• _What you will do_: Can you copy out the data exactly? Leave the images out.

• _Source material_:
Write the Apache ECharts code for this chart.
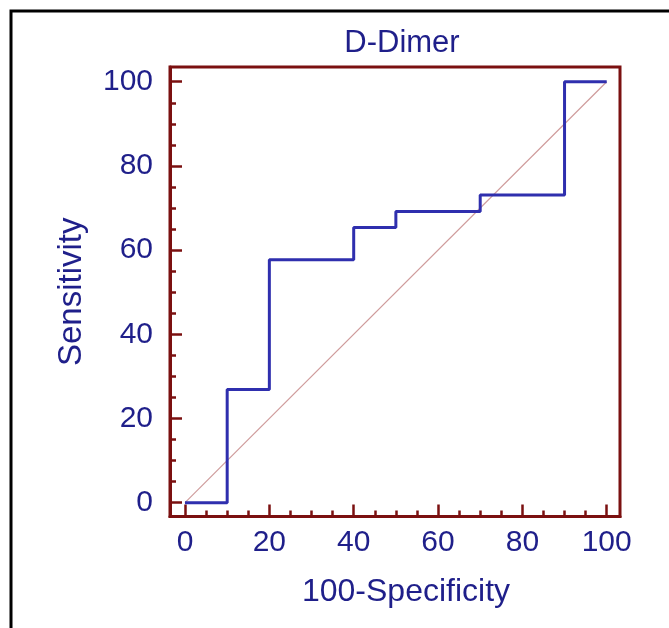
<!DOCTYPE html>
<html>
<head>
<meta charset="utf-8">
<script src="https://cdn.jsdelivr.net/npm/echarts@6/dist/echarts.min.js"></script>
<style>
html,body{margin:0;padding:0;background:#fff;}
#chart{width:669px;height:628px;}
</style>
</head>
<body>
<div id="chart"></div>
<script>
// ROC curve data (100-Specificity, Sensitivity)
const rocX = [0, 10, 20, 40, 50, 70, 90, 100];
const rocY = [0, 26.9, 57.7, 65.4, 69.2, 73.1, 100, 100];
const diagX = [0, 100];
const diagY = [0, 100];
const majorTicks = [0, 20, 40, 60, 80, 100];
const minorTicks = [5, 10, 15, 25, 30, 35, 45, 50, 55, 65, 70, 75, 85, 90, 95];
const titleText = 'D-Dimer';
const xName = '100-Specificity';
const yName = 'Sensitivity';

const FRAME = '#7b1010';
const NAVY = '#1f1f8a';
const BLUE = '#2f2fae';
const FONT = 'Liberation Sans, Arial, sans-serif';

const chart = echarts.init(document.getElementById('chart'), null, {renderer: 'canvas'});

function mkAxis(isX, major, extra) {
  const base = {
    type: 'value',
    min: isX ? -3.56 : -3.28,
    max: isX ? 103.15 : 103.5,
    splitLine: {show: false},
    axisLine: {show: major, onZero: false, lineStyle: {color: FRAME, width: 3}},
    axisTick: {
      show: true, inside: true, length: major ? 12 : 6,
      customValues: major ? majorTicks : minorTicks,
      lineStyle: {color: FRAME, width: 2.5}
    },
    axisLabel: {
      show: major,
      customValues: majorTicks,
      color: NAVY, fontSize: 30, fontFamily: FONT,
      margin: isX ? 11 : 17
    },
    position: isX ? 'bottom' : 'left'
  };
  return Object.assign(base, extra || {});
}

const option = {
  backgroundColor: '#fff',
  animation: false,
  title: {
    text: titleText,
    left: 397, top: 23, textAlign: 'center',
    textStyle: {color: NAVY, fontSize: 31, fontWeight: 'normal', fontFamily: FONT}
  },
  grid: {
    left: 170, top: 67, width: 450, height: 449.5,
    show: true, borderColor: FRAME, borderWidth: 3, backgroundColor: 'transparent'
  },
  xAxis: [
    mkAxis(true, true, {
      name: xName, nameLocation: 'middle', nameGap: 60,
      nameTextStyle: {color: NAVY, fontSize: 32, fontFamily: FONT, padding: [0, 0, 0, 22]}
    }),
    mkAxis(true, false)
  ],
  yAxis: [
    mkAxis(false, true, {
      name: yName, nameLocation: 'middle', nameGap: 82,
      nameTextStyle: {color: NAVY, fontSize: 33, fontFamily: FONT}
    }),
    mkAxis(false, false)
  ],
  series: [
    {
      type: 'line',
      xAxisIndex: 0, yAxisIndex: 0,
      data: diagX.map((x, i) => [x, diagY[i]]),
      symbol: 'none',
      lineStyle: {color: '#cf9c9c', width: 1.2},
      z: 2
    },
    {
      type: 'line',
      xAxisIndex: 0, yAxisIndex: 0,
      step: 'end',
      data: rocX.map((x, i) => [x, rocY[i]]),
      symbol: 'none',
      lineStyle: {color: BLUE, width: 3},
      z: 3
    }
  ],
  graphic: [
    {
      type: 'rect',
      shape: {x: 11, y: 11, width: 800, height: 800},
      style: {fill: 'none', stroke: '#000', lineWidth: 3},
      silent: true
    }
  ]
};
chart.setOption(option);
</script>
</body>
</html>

• _Solution to this problem_:
Write the Apache ECharts code for this chart.
<!DOCTYPE html>
<html>
<head>
<meta charset="utf-8">
<script src="https://cdn.jsdelivr.net/npm/echarts@6/dist/echarts.min.js"></script>
<style>
html,body{margin:0;padding:0;background:#fff;}
#chart{width:669px;height:628px;}
</style>
</head>
<body>
<div id="chart"></div>
<script>
// ROC curve data (100-Specificity, Sensitivity)
const rocX = [0, 10, 20, 40, 50, 70, 90, 100];
const rocY = [0, 26.9, 57.7, 65.4, 69.2, 73.1, 100, 100];
const diagX = [0, 100];
const diagY = [0, 100];
const majorTicks = [0, 20, 40, 60, 80, 100];
const minorTicks = [5, 10, 15, 25, 30, 35, 45, 50, 55, 65, 70, 75, 85, 90, 95];
const titleText = 'D-Dimer';
const xName = '100-Specificity';
const yName = 'Sensitivity';

const FRAME = '#7b1010';
const NAVY = '#1f1f8a';
const BLUE = '#2f2fae';
const FONT = 'Liberation Sans, Arial, sans-serif';

const chart = echarts.init(document.getElementById('chart'), null, {renderer: 'canvas'});

function mkAxis(isX, major, extra) {
  const base = {
    type: 'value',
    min: isX ? -3.56 : -3.28,
    max: isX ? 103.15 : 103.5,
    splitLine: {show: false},
    axisLine: {show: major, onZero: false, lineStyle: {color: FRAME, width: 3}},
    axisTick: {
      show: true, inside: true, length: major ? 12 : 6,
      customValues: major ? majorTicks : minorTicks,
      lineStyle: {color: FRAME, width: 2.5}
    },
    axisLabel: {
      show: major,
      customValues: majorTicks,
      color: NAVY, fontSize: 30, fontFamily: FONT,
      margin: isX ? 11 : 17
    },
    position: isX ? 'bottom' : 'left'
  };
  return Object.assign(base, extra || {});
}

const option = {
  backgroundColor: '#fff',
  animation: false,
  title: {
    text: titleText,
    left: 397, top: 23, textAlign: 'center',
    textStyle: {color: NAVY, fontSize: 31, fontWeight: 'normal', fontFamily: FONT}
  },
  grid: {
    left: 170, top: 67, width: 450, height: 449.5,
    show: true, borderColor: FRAME, borderWidth: 3, backgroundColor: 'transparent'
  },
  xAxis: [
    mkAxis(true, true, {
      name: xName, nameLocation: 'middle', nameGap: 60,
      nameTextStyle: {color: NAVY, fontSize: 32, fontFamily: FONT, padding: [0, 0, 0, 22]}
    }),
    mkAxis(true, false)
  ],
  yAxis: [
    mkAxis(false, true, {
      name: yName, nameLocation: 'middle', nameGap: 82,
      nameTextStyle: {color: NAVY, fontSize: 33, fontFamily: FONT}
    }),
    mkAxis(false, false)
  ],
  series: [
    {
      type: 'line',
      xAxisIndex: 0, yAxisIndex: 0,
      data: diagX.map((x, i) => [x, diagY[i]]),
      symbol: 'none',
      lineStyle: {color: '#cf9c9c', width: 1.2},
      z: 2
    },
    {
      type: 'line',
      xAxisIndex: 0, yAxisIndex: 0,
      step: 'end',
      data: rocX.map((x, i) => [x, rocY[i]]),
      symbol: 'none',
      lineStyle: {color: BLUE, width: 3},
      z: 3
    }
  ],
  graphic: [
    {
      type: 'rect',
      shape: {x: 11, y: 11, width: 800, height: 800},
      style: {fill: 'none', stroke: '#000', lineWidth: 3},
      silent: true
    }
  ]
};
chart.setOption(option);
</script>
</body>
</html>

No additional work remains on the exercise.